Fluorine-free hydrophobic powder coatings: a sustainable approach using functionalized biogenic SiO2 for anticorrosion and antifouling applications

Abstract

Superhydrophobic surfaces, known for their exceptional wettability characteristics, have recently attracted significant attention across various fields, including self-cleaning, anti-corrosion, antifouling, biomedical engineering, anti-icing, and oil-water separation. These surfaces, typically achieved through micro-nanostructured roughness and low-surface-energy modifications, offer practical applications in diverse environments. While hydrophobic polymers like Polytetrafluoroethylene (PTFE) and Polydimethylsiloxane (PDMS) have been widely explored, their adverse environmental and health impacts highlight the need for sustainable alternatives. In this study, we developed a solvent-free hydrophobic polyester/epoxy powder coating by incorporating different dosages of Hexadecyl Trimethoxy Silane (HTMS) and Vinyl Trimethoxy Silane (VTMS) functionalized biogenic SiO2 nanoparticles derived from rice husk.

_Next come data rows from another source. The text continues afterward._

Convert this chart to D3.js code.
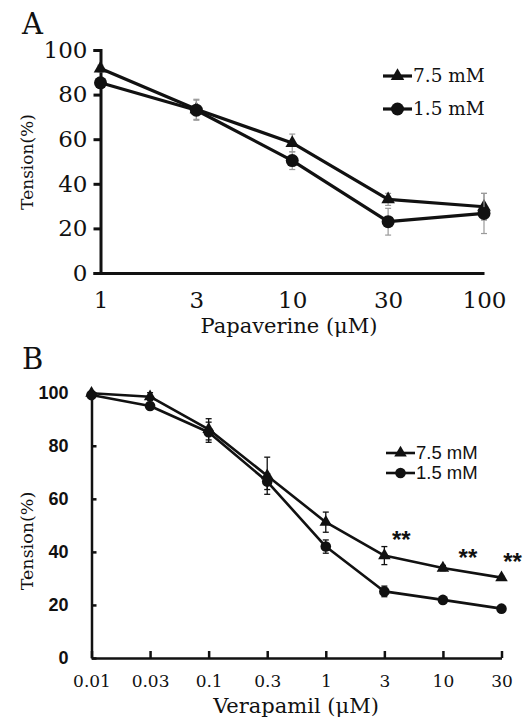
<!DOCTYPE html>
<html>
<head>
<meta charset="utf-8">
<script src="https://d3js.org/d3.v7.min.js"></script>
<style>
body { margin: 0; background: #fff; }
svg text { fill: #111; }
.serif { font-family: "DejaVu Serif", serif; }
.sans { font-family: "Liberation Sans", Arial, sans-serif; }
</style>
</head>
<body>
<script>
// panel A: papaverine
var papCats = ['1', '3', '10', '30', '100'];
var papHigh = [91.7, 73.4, 58.3, 33.0, 29.7];   // 7.5 mM
var papHighErr = [1.5, 4.5, 4.0, 2.7, 6.0];
var papLow = [85.3, 73.0, 50.4, 23.0, 26.7];    // 1.5 mM
var papLowErr = [1.5, 4.5, 4.0, 6.0, 9.0];

// panel B: verapamil
var verCats = ['0.01', '0.03', '0.1', '0.3', '1', '3', '10', '30'];
var verHigh = [99.8, 98.5, 86.2, 68.7, 51.2, 38.6, 33.9, 30.3];
var verHighErr = [0.5, 1.5, 4.0, 7.0, 3.8, 3.4, 1.0, 0.5];
var verLow = [99.1, 95.0, 85.1, 66.5, 42.0, 25.1, 21.9, 18.6];
var verLowErr = [0.5, 1.0, 3.8, 3.0, 2.5, 2.0, 0.8, 0.5];

var yTicks = [0, 20, 40, 60, 80, 100];
var seriesNames = ['7.5 mM', '1.5 mM'];
// significance marks: category, y value, pixel shift
var stars = [{cat: '3', v: 46.4, dx: 17}, {cat: '10', v: 39.6, dx: 25}, {cat: '30', v: 38.1, dx: 11}];

var width = 532, height = 719;
var svg = d3.select('body').append('svg').attr('width', width).attr('height', height);

var triangle = d3.symbol().type(d3.symbolTriangle);

function drawSeries(g, x, y, cats, vals, errs, marker, o) {
  var pts = cats.map((c, i) => ({c: c, v: vals[i], e: errs[i]}));
  // error bars
  var eb = g.append('g').attr('stroke', o.errColor).attr('stroke-width', o.errWidth).attr('fill', 'none');
  pts.forEach(p => {
    var cx = x(p.c);
    eb.append('line').attr('x1', cx).attr('x2', cx).attr('y1', y(p.v + p.e)).attr('y2', y(p.v - p.e));
    eb.append('line').attr('x1', cx - o.cap).attr('x2', cx + o.cap).attr('y1', y(p.v + p.e)).attr('y2', y(p.v + p.e));
    eb.append('line').attr('x1', cx - o.cap).attr('x2', cx + o.cap).attr('y1', y(p.v - p.e)).attr('y2', y(p.v - p.e));
  });
  g.append('path').datum(pts)
    .attr('fill', 'none').attr('stroke', '#111').attr('stroke-width', o.lw)
    .attr('stroke-linejoin', 'round')
    .attr('d', d3.line().x(d => x(d.c)).y(d => y(d.v)));
  pts.forEach(p => {
    if (marker == 'tri') {
      g.append('path').attr('d', triangle.size(o.triSize)())
        .attr('transform', 'translate(' + x(p.c) + ',' + y(p.v) + ')').attr('fill', '#111');
    } else {
      g.append('circle').attr('cx', x(p.c)).attr('cy', y(p.v)).attr('r', o.r).attr('fill', '#111');
    }
  });
}

function legend(g, lx, ly, gap, o, cls, fs) {
  seriesNames.forEach((name, i) => {
    var yy = ly + i * gap;
    g.append('line').attr('x1', lx).attr('x2', lx + 29).attr('y1', yy).attr('y2', yy)
      .attr('stroke', '#111').attr('stroke-width', o.lw);
    if (i == 0) {
      g.append('path').attr('d', triangle.size(o.triSize)())
        .attr('transform', 'translate(' + (lx + 14.5) + ',' + yy + ')').attr('fill', '#111');
    } else {
      g.append('circle').attr('cx', lx + 14.5).attr('cy', yy).attr('r', o.r).attr('fill', '#111');
    }
    g.append('text').attr('class', cls).attr('x', lx + 30).attr('y', yy).attr('dy', '0.35em')
      .style('font-size', fs + 'px').text(name);
  });
}

// ---------- panel A ----------
var xA = d3.scalePoint().domain(papCats).range([100.5, 484]);
var yA = d3.scaleLinear().domain([0, 100]).range([273, 50]);
var gA = svg.append('g');

var yAxisA = d3.axisLeft(yA).tickValues(yTicks).tickSize(7).tickSizeOuter(7).tickPadding(6);
gA.append('g').attr('transform', 'translate(' + xA.range()[0] + ',0)').call(yAxisA)
  .call(g => g.selectAll('path,line').attr('stroke', '#111').attr('stroke-width', 3))
  .call(g => g.selectAll('text').attr('class', 'serif').style('font-size', '23px').attr('fill', '#111'));
var xAxisA = d3.axisBottom(xA).tickSize(0).tickPadding(19);
gA.append('g').attr('transform', 'translate(0,' + yA(0) + ')').call(xAxisA)
  .call(g => g.selectAll('path').attr('stroke', '#111').attr('stroke-width', 3))
  .call(g => g.selectAll('text').attr('class', 'serif').style('font-size', '23px').attr('fill', '#111'));

var optA = {lw: 3.2, r: 6.5, triSize: 80, errColor: '#9a9a9a', errWidth: 1.2, cap: 3};
drawSeries(gA, xA, yA, papCats, papHigh, papHighErr, 'tri', optA);
drawSeries(gA, xA, yA, papCats, papLow, papLowErr, 'circ', optA);
legend(gA, 383, 76, 33, optA, 'serif', 18.5);

gA.append('text').attr('class', 'serif').attr('x', 22).attr('y', 34).style('font-size', '29px').text('A');
gA.append('text').attr('class', 'serif').attr('transform', 'translate(33,162) rotate(-90)')
  .attr('text-anchor', 'middle').style('font-size', '17px').text('Tension(%)');
gA.append('text').attr('class', 'serif').attr('x', 289).attr('y', 333)
  .attr('text-anchor', 'middle').style('font-size', '21px').text('Papaverine (μM)');

// ---------- panel B ----------
var xB = d3.scalePoint().domain(verCats).range([91.5, 501.5]);
var yB = d3.scaleLinear().domain([0, 100]).range([658, 392.7]);
var gB = svg.append('g');

var yAxisB = d3.axisLeft(yB).tickValues(yTicks).tickSizeInner(-5).tickSizeOuter(0).tickPadding(23);
gB.append('g').attr('transform', 'translate(' + xB.range()[0] + ',0)').call(yAxisB)
  .call(g => g.selectAll('path,line').attr('stroke', '#111').attr('stroke-width', 2.5))
  .call(g => g.selectAll('text').attr('class', 'sans').style('font-size', '18px')
    .style('font-weight', 'bold').attr('fill', '#111'));
var xAxisB = d3.axisBottom(xB).tickSizeInner(-7).tickSizeOuter(0).tickPadding(17);
gB.append('g').attr('transform', 'translate(0,' + yB(0) + ')').call(xAxisB)
  .call(g => g.selectAll('path,line').attr('stroke', '#111').attr('stroke-width', 2.5))
  .call(g => g.selectAll('text').attr('class', 'serif').style('font-size', '17px').attr('fill', '#111'));

var optB = {lw: 2.6, r: 5.3, triSize: 68, errColor: '#111', errWidth: 1.3, cap: 3};
drawSeries(gB, xB, yB, verCats, verHigh, verHighErr, 'tri', optB);
drawSeries(gB, xB, yB, verCats, verLow, verLowErr, 'circ', optB);
legend(gB, 386, 453, 20, optB, 'sans', 18.5);

gB.selectAll('.star').data(stars).enter().append('text')
  .attr('class', 'sans').attr('text-anchor', 'middle')
  .attr('x', d => xB(d.cat) + d.dx).attr('y', d => yB(d.v) + 13)
  .style('font-size', '24px').style('font-weight', 'bold').text('**');

gB.append('text').attr('class', 'serif').attr('x', 22).attr('y', 369).style('font-size', '29px').text('B');
gB.append('text').attr('class', 'serif').attr('transform', 'translate(33,541) rotate(-90)')
  .attr('text-anchor', 'middle').style('font-size', '17.5px').text('Tension(%)');
gB.append('text').attr('class', 'serif').attr('x', 296).attr('y', 713)
  .attr('text-anchor', 'middle').style('font-size', '21px').text('Verapamil (μM)');
</script>
</body>
</html>
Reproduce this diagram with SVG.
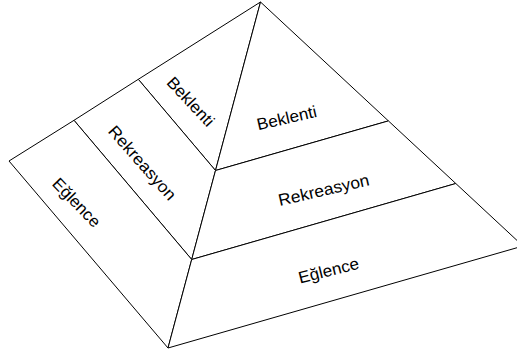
<svg xmlns="http://www.w3.org/2000/svg" width="517" height="356" viewBox="0 0 517 356">
<style>
.f{fill:#fff;stroke:#000;stroke-width:1;stroke-linejoin:miter}
.t{font-family:"Liberation Sans",Arial,sans-serif;font-size:16.5px;fill:#000;text-anchor:middle}
</style>
<rect width="517" height="356" fill="#fff"/>
<g id="left-beklenti">
<polygon class="f" points="260.5,2 138.3,79.3 215.5,170.5"/>
<text class="t" transform="translate(186.5,105.5) rotate(47)" textLength="61" lengthAdjust="spacingAndGlyphs">Beklenti</text>
</g>
<g id="left-rekreasyon">
<polygon class="f" points="138.3,79.3 74,120.3 191.7,259.5 215.5,170.5"/>
<text class="t" transform="translate(138,166.7) rotate(48.5)" textLength="93" lengthAdjust="spacingAndGlyphs">Rekreasyon</text>
</g>
<g id="left-eglence">
<polygon class="f" points="74,120.3 9,161 168,348 191.7,259.5"/>
<text class="t" transform="translate(72.5,206.5) rotate(46)" textLength="61" lengthAdjust="spacingAndGlyphs">Eğlence</text>
</g>
<g id="right-beklenti">
<polygon class="f" points="260.5,2 215.5,170.5 388.4,120.9"/>
<text class="t" transform="translate(288,123.5) rotate(-13)" textLength="61" lengthAdjust="spacingAndGlyphs">Beklenti</text>
</g>
<g id="right-rekreasyon">
<polygon class="f" points="215.5,170.5 191.7,259.5 455.8,183.5 388.4,120.9"/>
<text class="t" transform="translate(325,195.5) rotate(-13)" textLength="93" lengthAdjust="spacingAndGlyphs">Rekreasyon</text>
</g>
<g id="right-eglence">
<polygon class="f" points="191.7,259.5 168,348 523,246 455.8,183.5"/>
<text class="t" transform="translate(330,276) rotate(-14)" textLength="62" lengthAdjust="spacingAndGlyphs">Eğlence</text>
</g>
<g id="connectors"></g>
</svg>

To benchmark our results, commercial PTFE was included in the formulation, allowing us to assess the hydrophobic efficacy of the bio-based modifications. The untreated coating initially exhibited hydrophilic properties with a contact angle (CA) of 86 degrees However, the incorporation of silanefunctionalized biogenic SiO2 nanoparticles produced hydrophobic surfaces, with the highest CA of 144 degrees achieved at a 20 wt. % HTMS-SiO2 loading. Further evaluations demonstrated enhanced practical properties, including anticorrosion, antifouling, and self-cleaning capabilities. Notably, while previous efforts in fluorine-free coatings have often relied on energy-intensive methods (e.g., plasma treatment, chemical etching) or non-scalable techniques (e.g., templating), few have combined bio-based additives with industry-relevant, scalable powder coating processes. This work fills that gap by introducing a waste-derived, scalable, and fluorine-free formulation that meets performance criteria for e.g., marine, architectural, and automotive applications. The results demonstrate a facile and sustainable strategy for designing multifunctional coatings, underscoring the real-world potential of biogenic nanomaterials in real-life superhydrophobic surface applications.